Chances are growing slim for Texas utility Energy Future Holdings to negotiate a prepackaged bankruptcy with its creditors that would avoid a lengthy spell in Chapter 11, writes Reuters. The embattled company has been in talks for months with secured lenders, which hold about $20 billion in debt, writes Reuters.
Reuters – Chances are growing slim for Texas utility Energy Future Holdings to negotiate a prepackaged bankruptcy with its creditors that would avoid a lengthy spell in Chapter 11, several people close to restructuring talks said this week.
The embattled company has been in talks for months with secured lenders, which hold about $20 billion in debt.
But with interest payments of about $250 million due on Nov. 1 and with several key creditors yet to sign nondisclosure agreements, time is running out to reach a prepackaged restructuring, people close to the negotiations said.

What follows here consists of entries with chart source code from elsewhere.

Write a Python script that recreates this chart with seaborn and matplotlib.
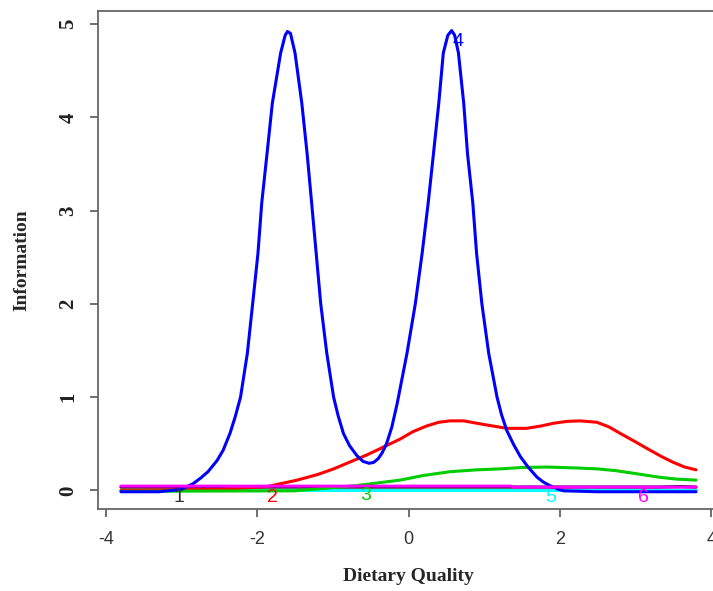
import pandas as pd
import seaborn as sns
import matplotlib.pyplot as plt

# Item information curves
item1_x = [-3.8, -2.0, 0.0, 2.0, 3.3, 3.6, 3.8]
item1_y = [0.035, 0.035, 0.035, 0.035, 0.035, 0.04, 0.035]

item2_x = [-3.8, -2.5, -1.87, -1.47, -1.2, -0.99, -0.55, -0.29, -0.11, 0.06, 0.24, 0.40,
           0.55, 0.73, 0.90, 1.04, 1.30, 1.56, 1.75, 1.92, 2.10, 2.27, 2.49, 2.65,
           2.80, 3.00, 3.15, 3.35, 3.50, 3.65, 3.80]
item2_y = [0.0, 0.01, 0.04, 0.11, 0.17, 0.23, 0.38, 0.48, 0.55, 0.63, 0.69, 0.73,
           0.745, 0.745, 0.72, 0.70, 0.665, 0.665, 0.69, 0.72, 0.74, 0.745, 0.73, 0.68,
           0.61, 0.52, 0.45, 0.36, 0.30, 0.25, 0.22]

item3_x = [-3.8, -1.5, -0.7, -0.4, -0.11, 0.2, 0.55, 0.9, 1.21, 1.5, 1.83, 2.22,
           2.5, 2.75, 3.0, 3.32, 3.55, 3.8]
item3_y = [-0.01, -0.005, 0.05, 0.08, 0.11, 0.16, 0.20, 0.22, 0.23, 0.245, 0.25, 0.24,
           0.23, 0.21, 0.18, 0.14, 0.12, 0.11]

item4_x = [-3.8, -3.3, -3.0, -2.93, -2.85, -2.75, -2.65, -2.53, -2.45, -2.36, -2.29,
           -2.22, -2.13, -2.06, -1.99, -1.94, -1.87, -1.80, -1.69, -1.63, -1.60, -1.56,
           -1.50, -1.41, -1.34, -1.28, -1.22, -1.16, -1.08, -0.99, -0.93, -0.86, -0.78,
           -0.68, -0.60, -0.52, -0.46, -0.40, -0.35, -0.29, -0.22, -0.15, -0.02, 0.09,
           0.18, 0.26, 0.33, 0.40, 0.46, 0.52, 0.57, 0.61, 0.66, 0.73, 0.78, 0.85,
           0.90, 0.97, 1.06, 1.17, 1.23, 1.30, 1.39, 1.48, 1.58, 1.70, 1.78, 1.87,
           1.95, 2.05, 2.5, 3.8]
item4_y = [-0.015, -0.015, 0.01, 0.04, 0.07, 0.13, 0.20, 0.32, 0.43, 0.61, 0.79,
           1.00, 1.47, 2.00, 2.54, 3.08, 3.61, 4.15, 4.69, 4.88, 4.92, 4.90,
           4.69, 4.15, 3.61, 3.08, 2.54, 2.00, 1.47, 1.00, 0.80, 0.61, 0.48,
           0.37, 0.31, 0.29, 0.30, 0.34, 0.40, 0.50, 0.68, 0.93, 1.47, 2.00,
           2.54, 3.08, 3.61, 4.15, 4.69, 4.88, 4.93, 4.88, 4.69, 4.15, 3.61, 3.08,
           2.54, 2.00, 1.47, 1.00, 0.81, 0.64, 0.49, 0.36, 0.25, 0.14, 0.09, 0.05,
           0.02, -0.005, -0.015, -0.015]

item5_x = [-3.8, 0.0, 3.8]
item5_y = [0.005, 0.005, 0.005]

item6_x = [-3.8, 0.0, 1.35, 1.4, 3.8]
item6_y = [0.045, 0.045, 0.045, 0.035, 0.035]

item_names = ["1", "2", "3", "4", "5", "6"]
item_colors = ["black", "red", "#00CD00", "blue", "cyan", "magenta"]
label_x = [-3.04, -1.80, -0.57, 0.65, 1.88, 3.10]
label_y = [-0.08, -0.08, -0.05, 4.81, -0.08, -0.08]
draw_order = ["1", "5", "2", "3", "4", "6"]

xs = [item1_x, item2_x, item3_x, item4_x, item5_x, item6_x]
ys = [item1_y, item2_y, item3_y, item4_y, item5_y, item6_y]
df = pd.concat([pd.DataFrame({"theta": x, "info": y, "item": n})
                for x, y, n in zip(xs, ys, item_names)])

sns.set_theme(style="white")
plt.rcParams['font.family'] = ['Liberation Sans', 'DejaVu Sans']

fig = plt.figure(figsize=(7.13, 5.91), dpi=100)
ax = fig.add_axes([98 / 713, 82 / 591, 621 / 713, 498 / 591])

sns.lineplot(data=df, x="theta", y="info", hue="item", hue_order=draw_order,
             palette=dict(zip(item_names, item_colors)),
             estimator=None, sort=False, linewidth=2.2, legend=False, ax=ax)

for n, c, tx, ty in zip(item_names, item_colors, label_x, label_y):
    ax.text(tx, ty, n, color=c if c != "black" else "#333333", fontsize=14,
            ha="center", va="center")

ax.set_xlim(-4.104, 4.104)
ax.set_ylim(-0.2, 5.14)
ax.set_xticks([-4, -2, 0, 2, 4])
ax.set_yticks([0, 1, 2, 3, 4, 5])
ax.set_xticklabels(["-4", "-2", "0", "2", "4"], fontsize=13, color="#333333")
ax.set_yticklabels(["0", "1", "2", "3", "4", "5"], rotation=90, va="center",
                   fontsize=15, fontweight="bold", family="Liberation Serif",
                   color="#222222")
ax.tick_params(axis="both", direction="out", length=6, width=1.2, color="#555555",
               bottom=True, left=True)
ax.tick_params(axis="x", pad=10)
ax.tick_params(axis="y", pad=8)

for side in ["left", "bottom", "top"]:
    ax.spines[side].set_color("#666666")
    ax.spines[side].set_linewidth(1.3)
ax.spines["right"].set_visible(False)

ax.set_xlabel("Dietary Quality", fontsize=14, fontweight="bold",
              family="Liberation Serif", va="center")
ax.set_ylabel("Information", fontsize=14, fontweight="bold",
              family="Liberation Serif", va="center")
ax.xaxis.set_label_coords(0.5, -0.1365)
ax.yaxis.set_label_coords(-0.1224, 0.5)

fig.savefig("out.png", dpi=100)
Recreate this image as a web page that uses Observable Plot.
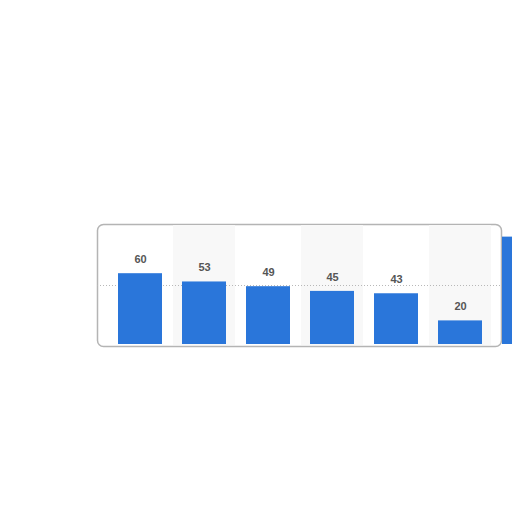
<!DOCTYPE html>
<html>
<head>
<meta charset="utf-8">
<script src="https://cdn.jsdelivr.net/npm/d3@7"></script>
<script src="https://cdn.jsdelivr.net/npm/@observablehq/plot@0.6"></script>
<style>
  html, body { margin: 0; padding: 0; background: #fff; overflow: hidden; width: 512px; height: 512px; }
  #chart svg { max-width: none !important; display: block; }
  #chart g[aria-label="frame"] { filter: drop-shadow(-1px 2px 2px rgba(0,0,0,0.35)); }
</style>
</head>
<body>
<div id="chart"></div>
<script>
const categories = ["Cat 1", "Cat 2", "Cat 3", "Cat 4", "Cat 5", "Cat 6", "Cat 7"];
const values = [60, 53, 49, 45, 43, 20, 91];
const labels = ["60", "53", "49", "45", "43", "20", ""];
const shaded = [false, true, false, true, false, true, false];
const gridValues = [50];

const data = categories.map((c, i) => ({category: c, value: values[i], label: labels[i], shaded: shaded[i]}));

const chart = Plot.plot({
  width: 600,
  height: 512,
  marginLeft: 97,
  marginRight: 99,
  marginTop: 224,
  marginBottom: 166,
  x: {domain: categories, range: [108, 556], padding: 0, axis: null},
  y: {domain: [0, 100], range: [344, 226], axis: null},
  marks: [
    Plot.frame({fill: "#ffffff", stroke: "#b4b4b4", strokeWidth: 1.5, rx: 6}),
    Plot.cell(data.filter(d => d.shaded), {x: "category", fill: "#f8f8f8", inset: 1}),
    Plot.ruleY(gridValues, {stroke: "#b8b8b8", strokeDasharray: "1,2", strokeWidth: 1}),
    Plot.barY(data, {x: "category", y: "value", fill: "#2a76da", insetLeft: 10, insetRight: 10}),
    Plot.text(data.filter(d => d.label !== ""), {
      x: "category", y: "value", text: "label", dy: -14,
      fill: "#555555", fontSize: 11, fontWeight: "bold",
      fontFamily: "Liberation Sans, Arial, sans-serif"
    })
  ]
});
document.getElementById("chart").appendChild(chart);
</script>
</body>
</html>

In a prepackaged bankruptcy, the different parties reach a restructuring deal before filing bankruptcy. Such an agreement would need to be in place by about the end of September to give Energy Future time to gain creditor support, two of the people said.
While not impossible, that scenario is unlikely, the people said. The company still hopes to establish at least the framework of an agreement before any Chapter 11 filing.
The company, which has about $1.6 billion on hand, could also choose to make its Nov. 1 payment and extend the discussions, though the people said the sides would like to agree on a deal before then.
Further complicating matters, Energy Future has gradually expanded restructuring talks since early in the year to include different classes of creditors, said the people close to the matter.
Initially limiting contact to the lenders at Texas Competitive Electric Holdings, Energy Future’s unregulated merchant power unit, the company by summer was contacting advisers for unsecured bondholders at a subsidiary that owns Oncor, its regulated power delivery business, the people said.
Energy Future, formerly TXU Corp, was taken private in 2007 by a consortium including KKR & Co, TPG Capital Management and Goldman Sachs Group Inc’s private equity arm. The $45 billion buyout, the largest-ever leveraged buyout, saddled the company with debt just before a major decline in natural gas prices and energy markets.
With a total of more than $40 billion in debt, Energy Future’s large and complex capital structure has hampered restructuring talks. In April, equity sponsors proposed a prepackaged bankruptcy that would have preserved a 15 percent stake in the reorganized entity, handing the rest of the equity to the lenders. But the lenders said the deal neither provided them with sufficient equity nor reduced enough debt across the capital structure to access greater cash flows stemming from Oncor.
Andrew DeVries, a senior credit analyst at CreditSights, called Oncor a “growing business that should generate improved cash flows,” but he added that the unit’s long-term capital structure is unsustainable, with only enough dividends to cover half of cash interest payments coming due.
In a critical facet of Energy Future’s restructuring, parties must also determine how potential changes in ownership could impact tax obligations.
In almost any restructuring scenario, debt reduction would occur largely through creditors accepting equity in exchange for canceling debt, which would create additional taxable income for the company.
“Cancellation of indebtedness income can be sizable in situations like these and can result in a large corresponding tax liability upfront,” said Willys Schneider, a tax partner at Kaye Scholer who is not involved in the case.
That could give stakeholders an incentive to wait to reorganize in Chapter 11, under which the company could defer some of that added cost by applying net operating losses or other rules that allow bankrupt companies to reduce tax obligations.